The Susquehanna County Career and Technology Center’s reorganization meeting was held Thursday after a school board dinner and an executive session.

Anne Teel was re-elected as board president, and Matt Curley as vice president.

Jack Sible representing Auburn Township, attended for his first meeting since the election.

The board approved not raising taxes above the index rate, which for Elk Lake is 2.9 percent.

Superintendent Bill Bush requested the board’s permission to post an associate position to fill a vacancy on the staff; and Colin Burton was hired for the third shift maintenance position.

Permission was granted by the board to hire several staff members, including a welding instructor and four LPN supervisors. Interviews have been conducted.

The sewer permit contract for the new student-built house project #4 was approved for $3,650. Gary Fenton said that the soil services company who did the alternative sewer system for the last house is handling the contract.
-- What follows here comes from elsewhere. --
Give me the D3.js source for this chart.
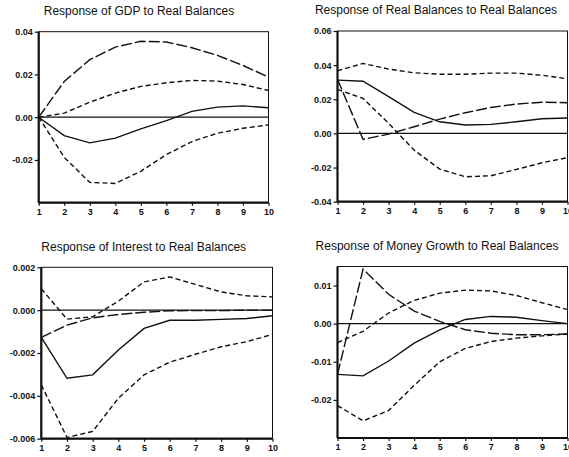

The ground did not perc, so an alternative system is needed again, and an Elgin Geotextile System was selected. Fenton said that the EPA will soon be considering this system a conventional one soon.

“Any land with less than 20 inches of good soil has to use an alternative system,” he said.

The Geotextile system is 4 foot by 100 foot, with two feet of sand, then the proprietary filtering product plus fabric, plus more sand, and contains a 100 foot long pipe.

The system costs 30 percent more than a sand mound because of the proprietary filtering products, he explained.

It will be necessary to pay $1,800 before the system can be permitted. Four years ago, the system installed on house #3 cost $3,200.

Fenton explained there are three tanks instead of one for overflow, so that if the washer and dishwasher are in use and everyone in the house takes a shower in the morning, it will not flood the ground or the 1,000 gallon system. “This doses on a timer, not when the pump is full,” he said.

The system has a three year maintenance contract with the EPA, and will be tested every six months.